Robust trajectory tracking for fully-input-bounded actuated unmanned surface vessel with stochastic disturbances: An approach by the homogeneous nonlinear extended state observer and dynamic surface control

Abstract

Nowadays, academia, industry, and the government have increased their interests and found the necessities of developing unmanned surface vessels (USV) for maritime shipping, resource exploration, and scientific research. To completely address the USV trajectory tracking problem, a robust trajectory tracking controller based on the homogeneous nonlinear extended state observer (HNESO) and the dynamic surface control (DSC) is introduced in this study, which is capable to deal with saturations both for the control inputs and their change rates, as well as stochastic lumped disturbances that include the model uncertainties, unmeasured disturbances, and noises. With strict mathematical derivation of the HNESO, the estimated stochastic lumped disturbances can be further regarded as compensations during the DSC controller design, such that, the robustness of the proposed controller would be enhanced. The Lyapunov stability analysis proves that all signals in the closed-loop tracking system are bounded.
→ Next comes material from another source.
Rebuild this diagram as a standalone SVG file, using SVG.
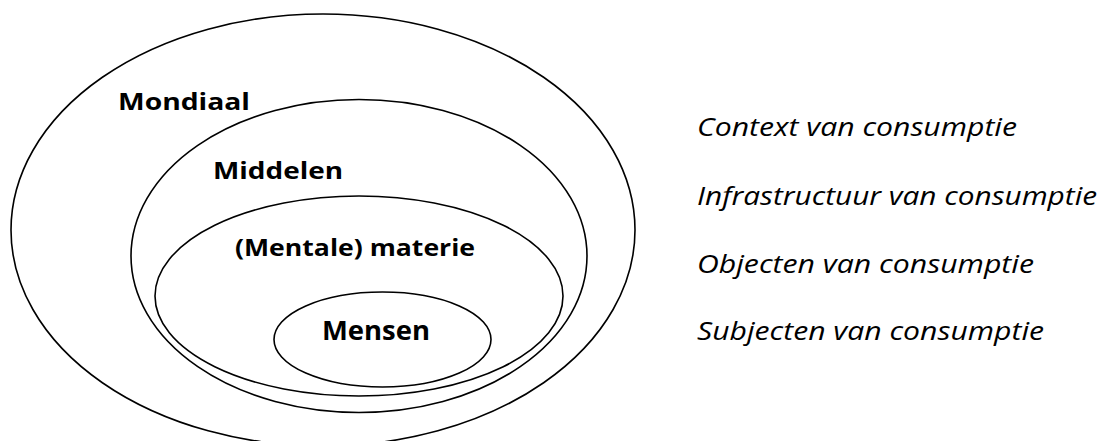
<svg xmlns="http://www.w3.org/2000/svg" width="1103" height="441" viewBox="0 0 1103 441">
<style>
.ring{fill:none;stroke:#000;stroke-width:1.6}
.lbl{font-family:"Open Sans","Noto Sans","Liberation Sans",sans-serif;font-weight:bold;fill:#000}
.side{font-family:"Open Sans","Noto Sans","Liberation Sans",sans-serif;font-style:italic;font-size:25px;fill:#000}
</style>
<rect width="1103" height="441" fill="#fff"/>
<g id="mondiaal">
<ellipse class="ring" cx="323" cy="230" rx="312" ry="216"/>
<text class="lbl" x="118" y="110" font-size="24" textLength="132" lengthAdjust="spacingAndGlyphs">Mondiaal</text>
</g>
<g id="middelen">
<ellipse class="ring" cx="359" cy="256" rx="228" ry="156.5"/>
<text class="lbl" x="213" y="179" font-size="24" textLength="130" lengthAdjust="spacingAndGlyphs">Middelen</text>
</g>
<g id="materie">
<ellipse class="ring" cx="359" cy="296" rx="204" ry="100"/>
<text class="lbl" x="235" y="256" font-size="24" textLength="240" lengthAdjust="spacingAndGlyphs">(Mentale) materie</text>
</g>
<g id="mensen">
<ellipse class="ring" cx="382.5" cy="339.5" rx="108.5" ry="47.5"/>
<text class="lbl" x="322" y="340" font-size="26" textLength="108" lengthAdjust="spacingAndGlyphs">Mensen</text>
</g>
<g id="legend">
<text class="side" x="697" y="136" textLength="320" lengthAdjust="spacingAndGlyphs">Context van consumptie</text>
<text class="side" x="697" y="205" textLength="400" lengthAdjust="spacingAndGlyphs">Infrastructuur van consumptie</text>
<text class="side" x="697" y="273" textLength="337" lengthAdjust="spacingAndGlyphs">Objecten van consumptie</text>
<text class="side" x="697" y="340" textLength="347" lengthAdjust="spacingAndGlyphs">Subjecten van consumptie</text>
</g>
<g id="connectors"></g>
</svg>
Compared with the Conventional Dynamics Surface Control (CDSC), Nonlinear Model Predictive Control (NMPC), and Adaptive Sliding Mode Control (ASMC), simulation results show that the proposed controller offers better tracking performances, which ensures that the USV precisely tracks the desired trajectory in different working scenarios under conventional or intense stochastic lumped disturbances. Finally, we also show that the HNESO has better estimation results for the stochastic lumped disturbances than the linear extended state observer (LESO).